Under the bonnet of the SV6 is Holden’s locally developed, and locally built LFX 3.6-litre V6. It offers a solid 210kW and 350Nm and features variable valve timing as well as direct fuel injection to help manage the whole power-vs-economy battle.
Holden claims a 9L/100km combined consumption cycle, and we managed to better that for our day trip. Arguably there was a good stint of freeway touring in there, but our 8.9L/100km consumption for the day even noted a best figure of just 6.7L/100km, again under Holden’s highway-only claim of 7L/100km.
The V6 doesn’t have the theatrical sense or low-down urgency of the V8, but it’s a smooth lump that gets the 1640kg sedan up to speed quickly, even around town. The only real negative is the lack of exciting noise, with the combination of engine and exhaust exhibiting a breathy ‘whoosh’ rather than a more European purr.
In and around the city and suburbs, the Commodore is very tractable and easy to run around in. It hits its stride on the highway though, loping along at low revs, always comfortable, but with response available if you need to overtake.
The six-speed automatic in this role is great at a cruise, but can have a delayed reaction when needing to kick down a few ratios from the important 80-100kmh pickup.
You can tip it into a manual shift mode, but there are no paddles nor a ‘sports automatic’ function so in this setting you do need to use the lever to push back and forth for gear changes. It takes a bit of getting used to.
It’s worth getting a bit of practice, as when the traffic clears and the winding ribbon of costal tarmac that is the Great Ocean Road opens in front of you, the more entertaining you can make the experience the better!
The road is sign-posted at 80km/h, so this isn’t about outright speed, more just driving enjoyment.

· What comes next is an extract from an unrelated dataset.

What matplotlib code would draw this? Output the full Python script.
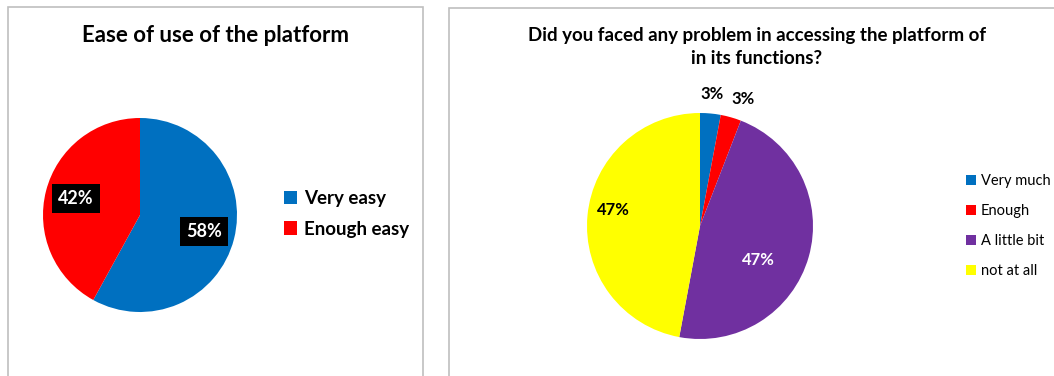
import matplotlib.pyplot as plt
import numpy as np
from matplotlib.patches import Rectangle

plt.rcParams["font.family"] = ["Lato", "DejaVu Sans"]

W, H = 1054, 376

ease_labels = ["Very easy", "Enough easy"]
ease_values = [58, 42]
ease_colors = ["#0070C0", "#FF0000"]

problem_labels = ["Very much", "Enough", "A little bit", "not at all"]
problem_values = [1, 1, 16, 16]
problem_colors = ["#0070C0", "#FF0000", "#7030A0", "#FFFF00"]
# label radius (as fraction of pie radius) and angle shift (deg) for each slice
problem_label_r = [1.17, 1.19, 0.6, 0.78]
problem_label_rot = [0, -3, -14, -5]


def px_axes(fig, cx, cy, r):
    return fig.add_axes([(cx - r) / W, (H - cy - r) / H, 2 * r / W, 2 * r / H])


fig = plt.figure(figsize=(W / 100, H / 100), dpi=100)

# chart frames
for x0, y0, x1, y1 in [(8, 7, 423, 380), (449, 8, 1060, 380)]:
    fig.add_artist(Rectangle((x0 / W, 1 - y1 / H), (x1 - x0) / W, (y1 - y0) / H,
                             transform=fig.transFigure, fill=False,
                             edgecolor="#bfbfbf", linewidth=1.2))

# left chart
ax1 = px_axes(fig, 140, 215, 97)
wedges1, _, pct1 = ax1.pie(ease_values, colors=ease_colors, startangle=90,
                           counterclock=False, autopct="%d%%", pctdistance=0.68,
                           wedgeprops=dict(linewidth=0))
for t in pct1:
    t.set_color("white")
    t.set_fontweight("bold")
    t.set_fontsize(13)
    t.set_bbox(dict(facecolor="black", edgecolor="none", pad=4.5))
ax1.set_xlim(-1, 1)
ax1.set_ylim(-1, 1)
fig.text(215 / W, 1 - 36 / H, "Ease of use of the platform", ha="center", va="center",
         fontsize=16, fontweight="bold")
fig.legend(wedges1, ease_labels, loc="center left", bbox_to_anchor=(267 / W, 1 - 214 / H),
           frameon=False, prop=dict(size=13.5, weight="bold"), handlelength=0.7,
           handleheight=0.7, handletextpad=0.4, labelspacing=0.7)

# right chart
ax2 = px_axes(fig, 700, 226, 113)
wedges2, _, pct2 = ax2.pie(problem_values, colors=problem_colors, startangle=90,
                           counterclock=False,
                           autopct=lambda p: f"{round(p)}%", pctdistance=1.0,
                           wedgeprops=dict(linewidth=0))
for t, w, r, rot, c in zip(pct2, wedges2, problem_label_r, problem_label_rot, problem_colors):
    ang = np.deg2rad((w.theta1 + w.theta2) / 2 + rot)
    t.set_position((r * np.cos(ang), r * np.sin(ang)))
    t.set_fontweight("bold")
    t.set_fontsize(12)
    t.set_color("white" if c == "#7030A0" else "black")
ax2.set_xlim(-1, 1)
ax2.set_ylim(-1, 1)
fig.text(757 / W, 1 - 47 / H,
         "Did you faced any problem in accessing the platform of\nin its functions?",
         ha="center", va="center", fontsize=13.5, fontweight="bold", linespacing=1.45)
fig.legend(wedges2, problem_labels, loc="center left", bbox_to_anchor=(953 / W, 1 - 226 / H),
           frameon=False, prop=dict(size=10.5), handlelength=0.7,
           handleheight=0.7, handletextpad=0.3, labelspacing=1.1)

fig.savefig("out.png", dpi=100)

Plus with little people in the back, you can’t be too enthusiastic!
Response from the LFX here is good, but it needs to be kept high in the rev range. Maintain the mechanics turning above 4000rpm and the throttle can be as twitchy as you need. Lower down, the Commodore can feel a bit lazy in its response.

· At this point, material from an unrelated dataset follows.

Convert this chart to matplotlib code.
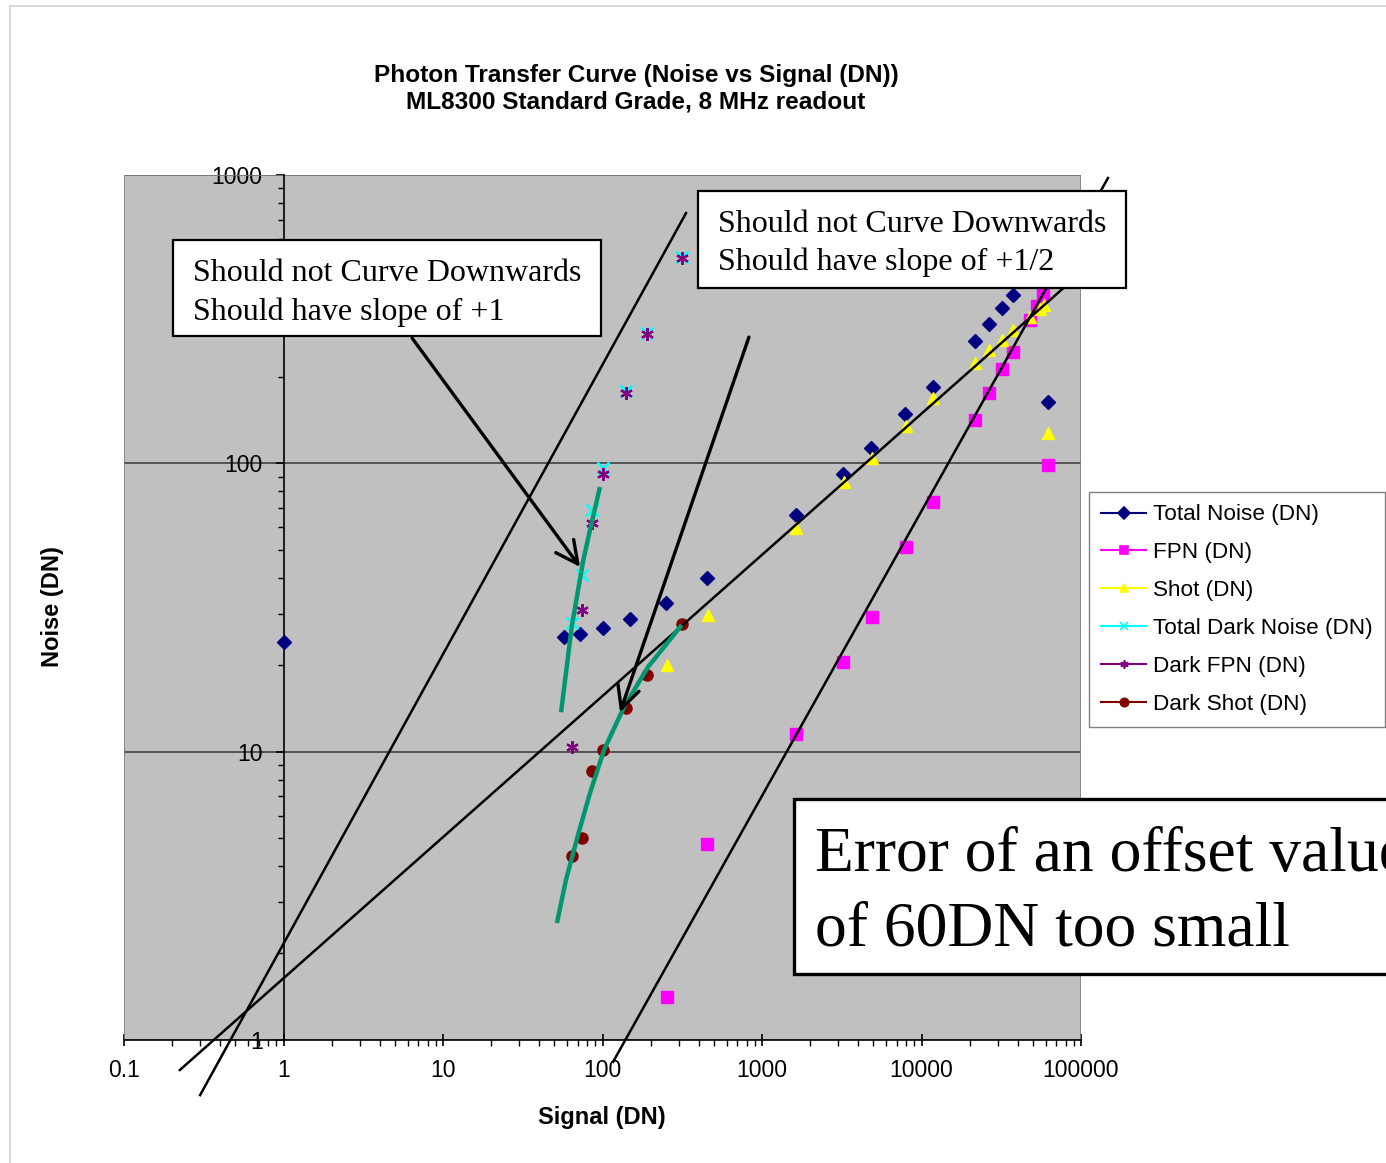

Turn in and body composure has always been a strong trait of the Commodore, and even now it tips in with confidence and gives good communication through the wheel.

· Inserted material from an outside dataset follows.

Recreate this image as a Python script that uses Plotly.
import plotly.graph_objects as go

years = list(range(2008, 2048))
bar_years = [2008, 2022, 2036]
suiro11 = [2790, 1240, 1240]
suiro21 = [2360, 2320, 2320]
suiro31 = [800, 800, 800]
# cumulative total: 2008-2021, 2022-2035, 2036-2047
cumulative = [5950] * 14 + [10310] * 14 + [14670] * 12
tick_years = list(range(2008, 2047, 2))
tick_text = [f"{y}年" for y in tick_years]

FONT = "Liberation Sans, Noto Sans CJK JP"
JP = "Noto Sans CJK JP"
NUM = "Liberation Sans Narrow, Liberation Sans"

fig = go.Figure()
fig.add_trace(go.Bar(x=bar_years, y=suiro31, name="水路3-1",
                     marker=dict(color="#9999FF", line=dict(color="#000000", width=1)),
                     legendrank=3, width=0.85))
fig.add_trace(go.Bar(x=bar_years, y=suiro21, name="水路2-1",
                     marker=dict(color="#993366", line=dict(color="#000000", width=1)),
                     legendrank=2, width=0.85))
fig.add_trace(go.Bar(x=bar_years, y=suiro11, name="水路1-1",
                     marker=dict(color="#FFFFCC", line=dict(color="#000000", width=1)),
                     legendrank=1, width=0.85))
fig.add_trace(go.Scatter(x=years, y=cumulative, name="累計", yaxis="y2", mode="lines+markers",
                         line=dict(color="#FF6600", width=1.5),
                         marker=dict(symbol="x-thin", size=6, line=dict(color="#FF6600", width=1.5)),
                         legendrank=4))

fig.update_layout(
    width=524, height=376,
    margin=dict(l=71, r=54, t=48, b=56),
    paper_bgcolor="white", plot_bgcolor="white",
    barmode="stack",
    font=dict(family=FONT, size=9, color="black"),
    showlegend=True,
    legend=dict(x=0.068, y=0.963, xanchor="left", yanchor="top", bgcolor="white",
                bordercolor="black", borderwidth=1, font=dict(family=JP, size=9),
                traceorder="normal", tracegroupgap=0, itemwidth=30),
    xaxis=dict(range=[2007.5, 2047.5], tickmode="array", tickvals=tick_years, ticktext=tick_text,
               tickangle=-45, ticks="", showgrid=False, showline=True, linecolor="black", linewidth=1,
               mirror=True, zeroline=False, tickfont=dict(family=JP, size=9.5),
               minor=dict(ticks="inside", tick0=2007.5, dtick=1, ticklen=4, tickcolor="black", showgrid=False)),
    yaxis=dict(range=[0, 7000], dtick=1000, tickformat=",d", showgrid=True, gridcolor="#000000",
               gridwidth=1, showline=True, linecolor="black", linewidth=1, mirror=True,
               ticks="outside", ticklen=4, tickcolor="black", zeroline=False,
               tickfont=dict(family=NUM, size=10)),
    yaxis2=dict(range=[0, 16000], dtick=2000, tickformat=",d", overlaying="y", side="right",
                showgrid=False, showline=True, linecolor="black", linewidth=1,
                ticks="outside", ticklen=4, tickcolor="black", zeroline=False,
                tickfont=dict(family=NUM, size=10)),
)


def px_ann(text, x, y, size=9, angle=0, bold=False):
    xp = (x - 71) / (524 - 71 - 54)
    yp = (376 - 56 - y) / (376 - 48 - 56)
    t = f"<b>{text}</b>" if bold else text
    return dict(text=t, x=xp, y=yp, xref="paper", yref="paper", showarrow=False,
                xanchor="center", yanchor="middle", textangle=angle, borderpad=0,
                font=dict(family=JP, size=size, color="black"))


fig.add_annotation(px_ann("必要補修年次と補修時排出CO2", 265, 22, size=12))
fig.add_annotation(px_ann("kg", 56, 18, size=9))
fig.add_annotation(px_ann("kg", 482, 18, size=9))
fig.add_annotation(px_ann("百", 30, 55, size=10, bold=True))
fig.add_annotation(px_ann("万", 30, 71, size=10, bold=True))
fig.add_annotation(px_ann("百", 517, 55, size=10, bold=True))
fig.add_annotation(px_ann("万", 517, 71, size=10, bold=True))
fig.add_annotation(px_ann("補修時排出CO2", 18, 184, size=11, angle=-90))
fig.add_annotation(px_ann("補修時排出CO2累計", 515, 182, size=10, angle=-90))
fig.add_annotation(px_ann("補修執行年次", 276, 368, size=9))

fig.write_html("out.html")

You can feel the weight though. With some gear and people on board on my few runs to Lorne (one for fun, one for filming) the big sedan did feel like a considerable amount of machine to move around through tighter bends.
The right-side A-pillar too, provided a big blind spot on right-hand corners, which are themselves quite often blind, meaning good judgement and care is always needed.
Independent of all this though, the whole way, Melbourne to Lorne, and back again, the rear passengers never complained about space or comfort.
There’s great leg room, especially with just two passengers in the back, and the centre seat back can fold forward to offer cup holders and a central ‘tray’ which is great for impromptu games of Uno on a longer tour.
It’s the only pathway into the boot though, the rear bench doesn’t fold, meaning the 495-litre boot is pretty much what you see is what you get. There is a full-size spare under the floor though, and you could always opt for the wagon if you need more space!
For what is a relatively iconic 150km trip, the run to Lorne from Melbourne is still an excellent day out, and a great way to experience a car. Worth noting too, that on both our runs we saw plenty of other Commodores enjoying the same drive. There’s something to be said for that.
The 2016 Holden Commodore SV6 Black Edition isn’t the newest SUV or most flashy European saloon, but in terms of being a big, comfortable multi-role family sedan, with a bit of a sporting edge, it keeps up with many much higher above it in the finance food chain.
For buyers still looking for a great tourer, that represents excellent value (there’s a further $2000 bonus offer at the moment – making the auto SV6 ‘Black a $36,990 drive-away proposition) and is, just a bit more sporty than just another SUV, the Commodore is still a world class car. The value added in the special edition pack lifts the appeal of the SV6, and it remains a whole lot of car for not a whole lot of money.